While most in the media have focused on the CAG objections to the amount of money Reliance spent, the real issue is of whether Reliance should even have been allowed to retain as much of the 7,645 square kilometers of area as it has—see the FE story by my colleague Siddhartha Saikia (goo.gl/hc4fbt) which explains all the points in an easy-to-read manner. If you take the D1/D3 recoverable gas as 2.9 tcf, this would suggest that around 40% of Reliance’s gas finds are in areas it should have relinquished several years ago. Going by this logic, this is the real Reliance scam, though the sensible question to ask here is whether someone else would have found the gas after Reliance had relinquished the area as per the provisions of the PSC. Since there is no certainty someone else would have—plus, the existing operator has first-hand knowledge of the geology—it makes sense to allow as much exploration as possible by the existing operator.

The CAG report chastises MoPNG and the DGH for not noticing this earlier. Under Articles 4.1 and 4.2 of the PSC, the CAG says, 25% of the original Contract Area (the 7,645 square kilometers) was to be given up. But Article 3.11 of the same PSC, which is what MoPNG used, allows the entire area to be retained under certain circumstances… indeed, so does the last sentence of 4.1 itself as well as Article 1.39 which details what a ‘discovery area’ is.

So is the PSC to be seen as an iron-clad accounting document or is there some flexibility to be given since the ultimate aim is to discover more oil/gas?

The issue of whether Reliance had the right to drill more wells for exploration is related to this. Under the conventional view of the PSC, a contractor gets a certain number of years to discover oil/gas. Once this is done, and an elaborate plan of action drawn up and approved by the DGH, the rest of the contract period is to be spent completing this. The problem with this, however, is that it is a static view of things. After drilling several wells and studying their data, or thanks to new technologies being available, a firm may feel there is more oil/gas to be found in areas explored earlier.

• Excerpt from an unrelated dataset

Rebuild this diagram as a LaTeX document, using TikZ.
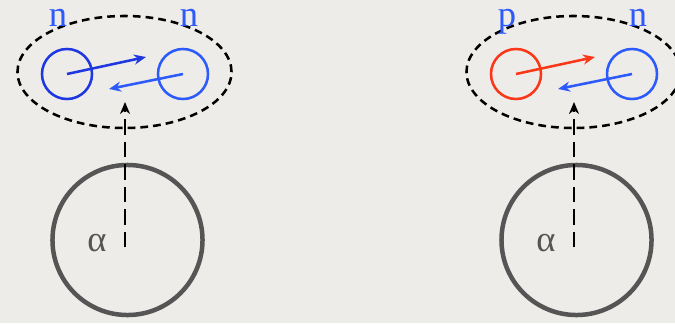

This happened not just in the case of Reliance, but also in the case of Cairn India—the latter’s story is even sadder since, having found more oil after it went and did some more exploration, the government has not yet given it an extension of the contract to allow the oil to be taken out; the law ministry has opined that Cairn’s lease can be extended in return for the government hiking its stake in the JV!

While the obvious answer is to allow more flexibility, Reliance’s interpretation of the PSC is that Article 15.3 anyway allows it such continuous exploration, so the $427 million in costs was never illegal. Indeed, there is a larger issue here since, were the costs to be deemed illegal, someone can come along and question—as the CAG did in its 2011-12 report—the sanctity of the new finds.

There is also the interesting case of Allseas Marine Contractors where RIL has paid the company 200 million euros extra. Should this have been done? The CAG seems to believe the amount was not allowable while RIL’s view (read Siddhartha’s story) is that there were many unforeseen events. So, for instance, while the expected surface current was supposed to be in the range of 1-2.4 m/second—that is what historical weather data suggested—the actual currents went up to 3.2-4.1 m/second. As a result of this, and several other delays, Reliance wasn’t in a position to hand over the wells on time to Allseas. Since the contract demanded this, Allseas wanted to leave—in any case, some of its vessels were contracted to be redeployed, so Reliance brought its own vessels—but Reliance managed to get Allseas to stay on by paying it more. If, at this point, Reliance had gone by the book, and started to apportion blame, the work would have suffered and it is an open question as to whether the company could have recovered this from the other contractors working on the project.

This is where it is so important for the MoPNG—this applies to the defence ministry as well since its make-in-India projects will face a lot of such unforeseen delays—to begin looking at the entire process as one of collaboration and not just pure audit of a contract between two parties that are not on the same side. India’s oil security depends upon it.